begin

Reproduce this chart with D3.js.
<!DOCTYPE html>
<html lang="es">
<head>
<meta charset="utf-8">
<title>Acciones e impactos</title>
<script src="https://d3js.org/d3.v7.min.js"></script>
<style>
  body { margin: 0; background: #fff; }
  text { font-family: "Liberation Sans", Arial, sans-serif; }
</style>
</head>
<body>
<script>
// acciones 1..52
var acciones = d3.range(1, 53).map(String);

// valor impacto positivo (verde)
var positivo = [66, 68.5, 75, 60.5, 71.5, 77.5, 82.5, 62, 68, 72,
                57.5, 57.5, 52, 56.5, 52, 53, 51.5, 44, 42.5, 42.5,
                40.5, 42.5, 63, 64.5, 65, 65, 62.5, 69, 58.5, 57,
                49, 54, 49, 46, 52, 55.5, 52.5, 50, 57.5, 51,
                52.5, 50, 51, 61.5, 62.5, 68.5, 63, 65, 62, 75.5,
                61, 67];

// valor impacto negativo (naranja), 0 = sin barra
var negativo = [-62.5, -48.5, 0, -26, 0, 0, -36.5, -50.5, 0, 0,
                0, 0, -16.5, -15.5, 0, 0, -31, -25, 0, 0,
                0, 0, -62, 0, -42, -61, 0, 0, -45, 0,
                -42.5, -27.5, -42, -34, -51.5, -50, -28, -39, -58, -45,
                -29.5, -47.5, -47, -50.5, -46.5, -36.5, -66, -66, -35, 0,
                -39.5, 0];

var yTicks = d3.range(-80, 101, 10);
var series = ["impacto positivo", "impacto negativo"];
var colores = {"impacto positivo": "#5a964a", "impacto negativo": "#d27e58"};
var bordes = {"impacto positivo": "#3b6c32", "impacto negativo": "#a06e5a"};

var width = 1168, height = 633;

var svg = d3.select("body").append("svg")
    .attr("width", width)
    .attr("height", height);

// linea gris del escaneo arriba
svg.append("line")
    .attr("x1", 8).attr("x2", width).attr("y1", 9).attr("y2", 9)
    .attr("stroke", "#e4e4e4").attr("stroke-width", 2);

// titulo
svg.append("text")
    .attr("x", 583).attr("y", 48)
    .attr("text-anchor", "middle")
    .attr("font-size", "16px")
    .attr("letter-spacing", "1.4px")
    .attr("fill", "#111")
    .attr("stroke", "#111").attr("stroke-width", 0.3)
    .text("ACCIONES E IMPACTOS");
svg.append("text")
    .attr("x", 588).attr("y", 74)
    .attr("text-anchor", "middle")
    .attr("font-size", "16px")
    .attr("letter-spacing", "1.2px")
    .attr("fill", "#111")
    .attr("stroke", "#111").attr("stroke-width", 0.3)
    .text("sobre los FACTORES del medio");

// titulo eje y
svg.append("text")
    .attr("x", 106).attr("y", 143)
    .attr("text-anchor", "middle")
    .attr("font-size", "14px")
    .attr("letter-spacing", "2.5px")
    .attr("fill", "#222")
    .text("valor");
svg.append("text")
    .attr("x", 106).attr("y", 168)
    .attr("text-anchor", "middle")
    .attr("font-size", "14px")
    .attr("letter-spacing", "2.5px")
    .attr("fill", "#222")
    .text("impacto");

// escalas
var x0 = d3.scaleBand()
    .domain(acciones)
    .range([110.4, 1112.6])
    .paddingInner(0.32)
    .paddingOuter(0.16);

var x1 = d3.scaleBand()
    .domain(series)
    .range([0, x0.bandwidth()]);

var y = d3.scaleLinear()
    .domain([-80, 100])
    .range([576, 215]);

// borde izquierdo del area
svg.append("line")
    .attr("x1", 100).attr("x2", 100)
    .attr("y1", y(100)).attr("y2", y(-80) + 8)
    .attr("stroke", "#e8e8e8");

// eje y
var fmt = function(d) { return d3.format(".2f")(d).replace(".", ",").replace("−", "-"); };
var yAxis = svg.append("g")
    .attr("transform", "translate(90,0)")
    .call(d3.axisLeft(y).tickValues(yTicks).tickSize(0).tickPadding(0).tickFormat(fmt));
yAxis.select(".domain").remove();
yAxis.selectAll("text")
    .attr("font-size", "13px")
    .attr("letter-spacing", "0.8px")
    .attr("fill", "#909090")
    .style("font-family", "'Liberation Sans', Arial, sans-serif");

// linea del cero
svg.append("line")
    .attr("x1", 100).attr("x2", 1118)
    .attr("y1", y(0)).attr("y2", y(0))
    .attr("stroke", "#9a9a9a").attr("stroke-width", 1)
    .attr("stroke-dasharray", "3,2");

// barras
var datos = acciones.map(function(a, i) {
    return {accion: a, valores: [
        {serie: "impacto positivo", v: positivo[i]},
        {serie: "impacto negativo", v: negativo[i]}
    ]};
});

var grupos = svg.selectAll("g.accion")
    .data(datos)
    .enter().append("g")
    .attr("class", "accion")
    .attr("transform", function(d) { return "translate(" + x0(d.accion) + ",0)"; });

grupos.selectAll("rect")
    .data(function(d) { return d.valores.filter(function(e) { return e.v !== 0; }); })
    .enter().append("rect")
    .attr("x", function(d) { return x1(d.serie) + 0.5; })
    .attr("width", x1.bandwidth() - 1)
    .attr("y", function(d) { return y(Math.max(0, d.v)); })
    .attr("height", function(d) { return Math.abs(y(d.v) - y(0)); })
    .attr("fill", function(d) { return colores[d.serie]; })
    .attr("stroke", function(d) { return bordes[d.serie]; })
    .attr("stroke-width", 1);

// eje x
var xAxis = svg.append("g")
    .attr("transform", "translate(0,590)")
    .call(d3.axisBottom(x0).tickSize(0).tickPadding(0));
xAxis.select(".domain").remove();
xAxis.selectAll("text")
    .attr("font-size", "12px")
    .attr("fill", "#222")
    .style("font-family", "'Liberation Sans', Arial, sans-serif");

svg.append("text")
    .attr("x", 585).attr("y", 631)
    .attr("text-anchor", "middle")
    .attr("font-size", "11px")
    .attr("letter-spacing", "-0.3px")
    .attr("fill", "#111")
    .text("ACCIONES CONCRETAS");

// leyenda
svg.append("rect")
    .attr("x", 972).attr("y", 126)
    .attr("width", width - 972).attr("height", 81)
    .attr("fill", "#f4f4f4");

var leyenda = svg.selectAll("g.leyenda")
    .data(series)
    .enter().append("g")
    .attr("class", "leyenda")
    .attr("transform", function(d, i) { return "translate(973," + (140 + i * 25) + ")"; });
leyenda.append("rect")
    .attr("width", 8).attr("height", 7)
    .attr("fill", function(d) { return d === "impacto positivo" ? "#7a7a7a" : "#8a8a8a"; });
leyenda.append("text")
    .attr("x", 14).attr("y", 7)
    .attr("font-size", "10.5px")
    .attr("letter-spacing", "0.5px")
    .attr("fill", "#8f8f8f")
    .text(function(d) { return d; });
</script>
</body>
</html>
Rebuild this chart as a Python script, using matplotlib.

end

Count the lines in the records above that contain the word "script", and give only that number.

4